- $OM, the native cryptocurrency of the platform, plummeted by over 90% within hours between Sunday and Monday.
- According to Mantra co-founder John Patrick Mullin, this massive crash came as a result of “reckless forced closures from centralized exchanges”
- The Mantra team controls a staggering 90% of OM’s supply and dumped their entire allocation on the market per speculation on Twitter
This week started on a particularly bearish note for Mantra holders, as $OM, the native cryptocurrency of the platform, plummeted by over 90% within hours between Sunday and Monday. This crash has sent a chill through the crypto industry, with billions in market cap now wiped off the board.
The Mantra crash is now being compared to the infamous Terra LUNA collapse, and as investors scramble for answers, there are several conflicting theories and allegations from across the market. What could have happened, and why is the crypto industry suspecting foul play?
A Drop With No Clear Reasons
Only days ago, OM was one of the best-performing cryptocurrencies on the market. The cryptocurrency surged by over 400% last year, with little public hype, drawing more investors into its ecosystem. However, on 13 April, the token’s price took a nosedive and crashed from $6.21 to below $0.49.
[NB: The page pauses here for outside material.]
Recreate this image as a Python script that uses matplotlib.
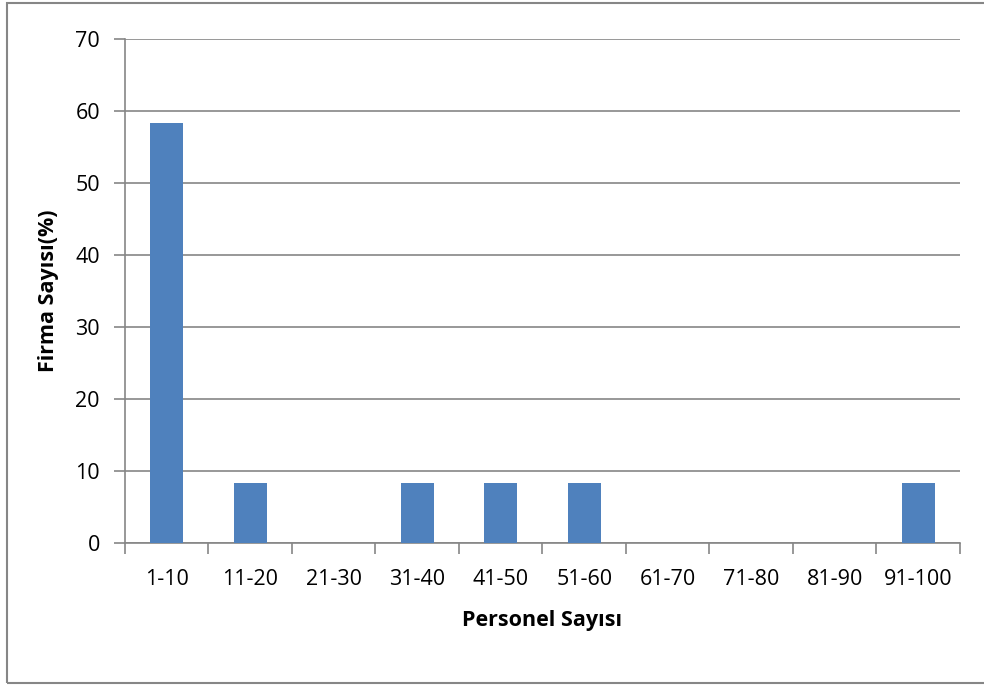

This move wiped out billions in market cap and reversed almost all of its market gains from last year. The market reacted with confusion, especially because unlike other altcoins, Mantra had no clear technical issues or even a macroeconomic trigger. This hole in information created space for speculation, and the crypto industry wasted no time in providing some.
MANTRA Team Points to Centralized Exchange Liquidations
Soon after the crash happened, the Mantra team took to Twitter (now X) to address the community. According to Mantra co-founder John Patrick Mullin, this massive crash came as a result of “reckless forced closures from centralized exchanges”.
He claimed that these actions happened during low liquidity hours, which played a major role in how severe the crash turned out to be. The team denied any involvement in the crash and continued to maintain that the project itself was fundamentally strong. “This was not our team,” Mullin said. “We are looking into it and will share more details.”
Mullin went further to mention that the crash might have been due to “intentional market positioning” from some centralized exchanges. While he failed to mention any by name, he clarified that it wasn’t Binance.
Over $50 Million Wiped Out
According to on-chain data from Coinglass, OM futures contract holders saw over $50 million in long-side liquidations. This stands as the highest ever recorded for the token. In addition, open interest on OM futures dropped from $345 million to just $130 million as leveraged traders left or were kicked off their positions en masse.
At the same time, trading volume soared from $70 million to nearly $700 million, as an indicator of panic-driven selling. The daily $OM/USDT chart also shows a massive RSI drop below the 30/100 mark, indicating that the market became oversold almost instantly. So far, multiple analysts and on-chain sleuths continue to point out that the crash may have been an intentional rug pull. This is without mentioning how the Mantra team controls a staggering 90% of OM’s supply and dumped their entire allocation on the market, according to more internet speculation.